Я люблю, когда меня сажают в кресло, открывают окно… И я вдыхаю свежий запах вперемешку с мелкими капельками всеми тридцатью оставшимися процентами легких…
5 октября
А еще я люблю наблюдать за небом…
Иногда мне кажется, что оттуда на меня смотрят эти самые голубые глаза и белоснежная улыбка… А еще – мама, папа, тетушка…
8 октября
Теряю счет времени.
В основном сплю.
10 октября
За Луизу, попросившую вести ее дневник за нее какое-то время, ведет дневник Алессио Браун.
Сегодня десятое октября, она очень слаба.
11 октября
Сегодня одиннадцатое октября, вечер.
Я считаю ее своей дочерью.
Если когда-нибудь она еще сможет прочесть это, она очень обрадуется, я думаю. Ведь мне известно, что Луиза – сирота.
Сегодня Луиза слаба тоже, весь день спит. Я не смог попасть к ней в палату, на территории хосписа теперь действует строгое табу. Мне придется сделать стандартные анализы, чтобы меня пустили к ней хотя бы ненадолго.
12 октября
Сегодня я был у нее.
Луизе лучше.
13 октября
Луиза в порядке.
Доченька.
15 октября
Я подозревала, что он относится ко мне, как к дочери. Но теперь, после прочтения этих коротких, но таких значительных фраз, я понимаю, что я стерва, ибо своим уходом разрушу сразу две жизни: свою и, самое главное, дядюшки Брауна.
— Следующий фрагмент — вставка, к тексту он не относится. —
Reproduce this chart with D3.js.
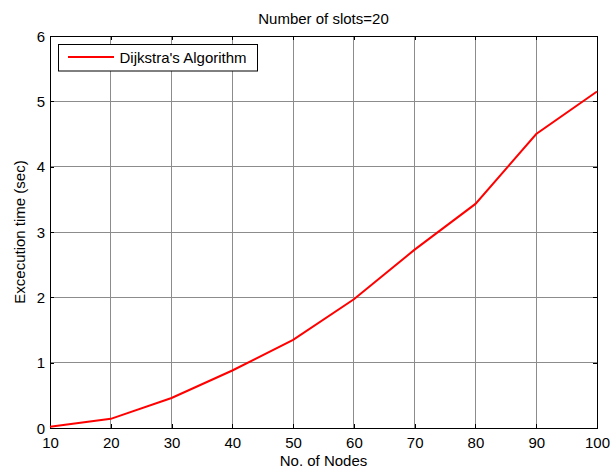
<!DOCTYPE html>
<html><head><meta charset="utf-8">
<script src="https://cdn.jsdelivr.net/npm/d3@7"></script>
<style>body{margin:0;background:#fff}svg{display:block}text{font-family:"Liberation Sans",Arial,sans-serif;fill:#000}</style>
</head><body><svg id="c" width="612" height="472"></svg>
<script>
const nodes = [10,20,30,40,50,60,70,80,90,100];
const execTime = [0.02,0.14,0.46,0.88,1.35,1.97,2.73,3.43,4.5,5.15];
const xTicks = [10,20,30,40,50,60,70,80,90,100];
const yTicks = [0,1,2,3,4,5,6];
const seriesName = "Dijkstra's Algorithm";
const titleText = "Number of slots=20";
const xLabel = "No. of Nodes";
const yLabel = "Excecution time (sec)";

const svg = d3.select("#c");
const L=50,R=597,T=36,B=428;
const FS = "15px";
const x = d3.scaleLinear().domain([10,100]).range([L,R]);
const y = d3.scaleLinear().domain([0,6]).range([B,T]);

// grid
svg.append("g").selectAll("line").data(xTicks.slice(1,-1)).join("line")
  .attr("x1",d=>x(d)).attr("x2",d=>x(d)).attr("y1",T).attr("y2",B)
  .attr("stroke","#8c8c8c").attr("stroke-width",1).attr("shape-rendering","crispEdges");
svg.append("g").selectAll("line").data(yTicks.slice(1,-1)).join("line")
  .attr("y1",d=>y(d)).attr("y2",d=>y(d)).attr("x1",L).attr("x2",R)
  .attr("stroke","#8c8c8c").attr("stroke-width",1).attr("shape-rendering","crispEdges");

// axes with inward ticks
const bx = svg.append("g").attr("transform",`translate(0,${B})`)
  .call(d3.axisBottom(x).tickValues(xTicks).tickSizeInner(-4).tickSizeOuter(0).tickFormat(d3.format("d")));
const tx = svg.append("g").attr("transform",`translate(0,${T})`)
  .call(d3.axisTop(x).tickValues(xTicks).tickSizeInner(-4).tickSizeOuter(0).tickFormat(""));
const ly = svg.append("g").attr("transform",`translate(${L},0)`)
  .call(d3.axisLeft(y).tickValues(yTicks).tickSizeInner(-4).tickSizeOuter(0).tickFormat(d3.format("d")));
const ry = svg.append("g").attr("transform",`translate(${R},0)`)
  .call(d3.axisRight(y).tickValues(yTicks).tickSizeInner(-4).tickSizeOuter(0).tickFormat(""));
[bx,tx,ly,ry].forEach(g=>{
  g.select(".domain").remove();
  g.selectAll("line").attr("stroke","#000").attr("shape-rendering","crispEdges");
  g.selectAll("text").style("font-size",FS).style("font-family","'Liberation Sans',Arial,sans-serif").attr("fill","#000");
});
bx.selectAll("text").attr("y",20).attr("dy",null);
ly.selectAll("text").attr("x",-5).attr("dy","0.35em");

// frame
svg.append("rect").attr("x",L).attr("y",T).attr("width",R-L).attr("height",B-T)
  .attr("fill","none").attr("stroke","#000").attr("stroke-width",1).attr("shape-rendering","crispEdges");

// line
svg.append("path").datum(nodes.map((n,i)=>[n,execTime[i]]))
  .attr("fill","none").attr("stroke","#ff0000").attr("stroke-width",2)
  .attr("d",d3.line().x(d=>x(d[0])).y(d=>y(d[1])));

// legend
const lg = svg.append("g");
lg.append("rect").attr("x",58.5).attr("y",44.5).attr("width",199).attr("height",26.5)
  .attr("fill","#fff").attr("stroke","#000").attr("stroke-width",1);
lg.append("line").attr("x1",68).attr("x2",114).attr("y1",57).attr("y2",57)
  .attr("stroke","#ff0000").attr("stroke-width",2);
lg.append("text").attr("x",119.5).attr("y",63).style("font-size",FS).text(seriesName);

// titles
svg.append("text").attr("x",(L+R)/2).attr("y",24).attr("text-anchor","middle").style("font-size",FS).text(titleText);
svg.append("text").attr("x",(L+R)/2).attr("y",466).attr("text-anchor","middle").style("font-size",FS).text(xLabel);
svg.append("text").attr("transform",`translate(25,${(T+B)/2}) rotate(-90)`).attr("text-anchor","middle").style("font-size",FS).text(yLabel);
</script></body></html>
У него племянник, который был ему самым дорогим человеком на земле, умер чуть больше месяца назад… И я – следом…
Кажется, ему будет больно…
17 октября
12:00
Дядюшка Браун – пожалуй, самый дорогой человек для меня сейчас. Вот, оказывается, как смертельная болезнь расставляет все по местам: тот, кого я считала своим другом аж восемнадцать лет, сбежал при первой же возможности, поджав хвост (даже когда я была дома, он шел ко мне не из-за желания помочь, а из-за мысли, что я наконец-то скоро откину копыта и можно будет про меня забыть), а тот, кто в первое знакомство по телефону показался мне грубым хамом, теперь заменяет мне и отца, и дедушку, и верного друга.